Electronic transcripts are quicker, cheaper, and easier to track. Paper transcripts are still necessary in a lot of real scenarios – especially for Indian students and anyone dealing with government-level verification.
Know what the institution needs. Know what your university can deliver. Then move. The students who get stuck are the ones who assume instead of checking.
Need faster university document delivery? Our electronic transcripts service helps students send verified academic records securely worldwide.
FAQs
Q1. Are electronic transcripts accepted everywhere in 2026?
No, not everywhere. Most big international universities take them, but visa offices, some evaluation agencies, and older institutions still need paper. Always check first.
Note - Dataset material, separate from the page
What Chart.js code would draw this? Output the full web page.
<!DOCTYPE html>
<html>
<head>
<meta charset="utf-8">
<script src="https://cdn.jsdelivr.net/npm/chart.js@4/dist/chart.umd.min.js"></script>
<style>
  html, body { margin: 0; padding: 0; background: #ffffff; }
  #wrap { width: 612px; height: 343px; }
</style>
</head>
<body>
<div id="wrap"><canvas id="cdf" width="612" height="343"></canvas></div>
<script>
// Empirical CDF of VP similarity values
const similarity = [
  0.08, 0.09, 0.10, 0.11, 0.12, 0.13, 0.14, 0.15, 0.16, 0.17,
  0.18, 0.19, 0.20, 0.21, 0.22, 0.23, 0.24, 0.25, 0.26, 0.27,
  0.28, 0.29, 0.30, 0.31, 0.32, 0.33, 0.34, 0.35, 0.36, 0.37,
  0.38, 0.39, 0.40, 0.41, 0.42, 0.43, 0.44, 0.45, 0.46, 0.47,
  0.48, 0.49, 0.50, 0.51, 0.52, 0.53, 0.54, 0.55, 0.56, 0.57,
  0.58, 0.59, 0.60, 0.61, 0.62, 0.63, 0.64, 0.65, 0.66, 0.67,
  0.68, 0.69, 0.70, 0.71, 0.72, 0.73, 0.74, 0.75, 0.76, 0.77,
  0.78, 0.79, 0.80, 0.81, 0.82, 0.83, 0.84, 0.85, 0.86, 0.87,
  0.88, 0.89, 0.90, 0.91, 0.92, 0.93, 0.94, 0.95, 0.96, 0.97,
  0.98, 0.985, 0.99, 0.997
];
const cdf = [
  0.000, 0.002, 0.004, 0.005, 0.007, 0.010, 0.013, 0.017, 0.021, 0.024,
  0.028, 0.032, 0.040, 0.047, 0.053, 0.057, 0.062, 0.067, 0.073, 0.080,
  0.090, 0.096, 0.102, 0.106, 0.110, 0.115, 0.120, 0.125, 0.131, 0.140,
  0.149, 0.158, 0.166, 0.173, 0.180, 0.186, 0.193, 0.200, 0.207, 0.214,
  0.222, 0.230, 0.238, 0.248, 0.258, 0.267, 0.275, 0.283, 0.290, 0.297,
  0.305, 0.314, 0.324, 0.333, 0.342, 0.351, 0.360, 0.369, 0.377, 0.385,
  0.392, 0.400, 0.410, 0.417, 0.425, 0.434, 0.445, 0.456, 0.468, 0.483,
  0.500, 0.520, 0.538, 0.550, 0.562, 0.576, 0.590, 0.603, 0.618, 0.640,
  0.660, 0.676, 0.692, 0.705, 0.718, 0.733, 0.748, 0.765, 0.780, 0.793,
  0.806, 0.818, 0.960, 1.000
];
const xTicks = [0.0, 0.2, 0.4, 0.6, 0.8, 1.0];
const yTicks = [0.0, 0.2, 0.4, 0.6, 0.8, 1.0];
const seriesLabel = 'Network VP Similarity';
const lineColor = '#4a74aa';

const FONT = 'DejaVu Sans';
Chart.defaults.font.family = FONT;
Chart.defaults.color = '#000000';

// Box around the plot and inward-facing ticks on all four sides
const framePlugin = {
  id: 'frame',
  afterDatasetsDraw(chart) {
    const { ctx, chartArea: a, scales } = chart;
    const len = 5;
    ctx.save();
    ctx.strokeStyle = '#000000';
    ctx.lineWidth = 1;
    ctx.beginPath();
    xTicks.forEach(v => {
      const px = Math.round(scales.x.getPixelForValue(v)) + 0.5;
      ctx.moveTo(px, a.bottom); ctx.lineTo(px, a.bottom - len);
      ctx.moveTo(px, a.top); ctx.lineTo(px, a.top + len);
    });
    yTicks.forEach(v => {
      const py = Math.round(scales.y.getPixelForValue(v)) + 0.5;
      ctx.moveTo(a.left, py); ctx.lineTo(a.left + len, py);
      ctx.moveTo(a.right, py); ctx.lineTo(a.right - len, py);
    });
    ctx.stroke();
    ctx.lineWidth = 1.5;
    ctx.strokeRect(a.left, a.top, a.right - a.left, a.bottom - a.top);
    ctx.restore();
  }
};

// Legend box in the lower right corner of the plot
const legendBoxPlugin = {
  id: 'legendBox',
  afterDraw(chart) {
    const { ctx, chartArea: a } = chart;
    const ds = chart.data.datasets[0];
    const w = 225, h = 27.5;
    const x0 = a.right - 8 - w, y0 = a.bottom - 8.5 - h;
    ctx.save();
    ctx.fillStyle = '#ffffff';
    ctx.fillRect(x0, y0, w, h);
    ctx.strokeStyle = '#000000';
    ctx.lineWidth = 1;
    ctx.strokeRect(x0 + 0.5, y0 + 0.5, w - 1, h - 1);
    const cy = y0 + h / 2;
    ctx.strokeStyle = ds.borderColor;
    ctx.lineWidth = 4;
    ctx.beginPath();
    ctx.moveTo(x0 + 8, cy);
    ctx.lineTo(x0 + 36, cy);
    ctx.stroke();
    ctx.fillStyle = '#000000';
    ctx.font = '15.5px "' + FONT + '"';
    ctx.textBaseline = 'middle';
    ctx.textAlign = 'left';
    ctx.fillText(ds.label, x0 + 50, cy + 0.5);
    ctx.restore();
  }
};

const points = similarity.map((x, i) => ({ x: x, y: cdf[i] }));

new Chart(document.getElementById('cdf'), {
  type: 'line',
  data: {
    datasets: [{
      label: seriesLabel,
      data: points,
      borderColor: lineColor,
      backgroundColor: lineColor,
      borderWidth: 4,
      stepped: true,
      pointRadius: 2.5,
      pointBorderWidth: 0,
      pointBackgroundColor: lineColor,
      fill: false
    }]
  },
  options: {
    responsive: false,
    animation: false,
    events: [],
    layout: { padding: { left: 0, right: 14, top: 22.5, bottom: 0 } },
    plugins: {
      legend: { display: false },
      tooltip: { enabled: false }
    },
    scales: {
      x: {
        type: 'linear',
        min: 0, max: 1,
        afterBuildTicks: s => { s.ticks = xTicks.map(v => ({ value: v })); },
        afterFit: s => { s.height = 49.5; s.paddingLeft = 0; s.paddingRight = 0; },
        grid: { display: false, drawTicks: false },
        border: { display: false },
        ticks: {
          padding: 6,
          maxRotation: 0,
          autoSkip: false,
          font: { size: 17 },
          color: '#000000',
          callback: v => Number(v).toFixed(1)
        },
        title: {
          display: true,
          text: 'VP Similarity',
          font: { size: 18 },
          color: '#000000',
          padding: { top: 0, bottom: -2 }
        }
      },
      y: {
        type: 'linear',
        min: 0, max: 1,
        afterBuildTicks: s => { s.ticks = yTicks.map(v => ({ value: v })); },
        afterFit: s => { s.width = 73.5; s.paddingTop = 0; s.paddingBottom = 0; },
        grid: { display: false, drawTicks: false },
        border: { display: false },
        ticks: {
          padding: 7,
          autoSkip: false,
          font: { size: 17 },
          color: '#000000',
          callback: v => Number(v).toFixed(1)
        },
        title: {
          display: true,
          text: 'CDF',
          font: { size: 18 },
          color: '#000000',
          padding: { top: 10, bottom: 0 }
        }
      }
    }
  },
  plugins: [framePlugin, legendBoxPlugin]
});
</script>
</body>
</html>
Q2. Can I use electronic transcripts for WES?
Only if your institution is on WES’s approved sender list. A lot of Indian colleges are still not on it, so confirm before assuming.
Q3. Is an electronic transcript less official than a paper one?
No. When sent through a verified platform, it is fully official – and often easier to authenticate than paper.
Q4. I sent paper, but now the university wants electronic. What now?
Reach out to their admissions office directly and explain. Some are flexible, some are not. This is why checking requirements upfront saves a lot of trouble.
Q5. My university only does paper. Any tips?
Start early – six to eight weeks minimum. And if you are not near your college anymore, use a transcript service instead of trying to coordinate it remotely yourself.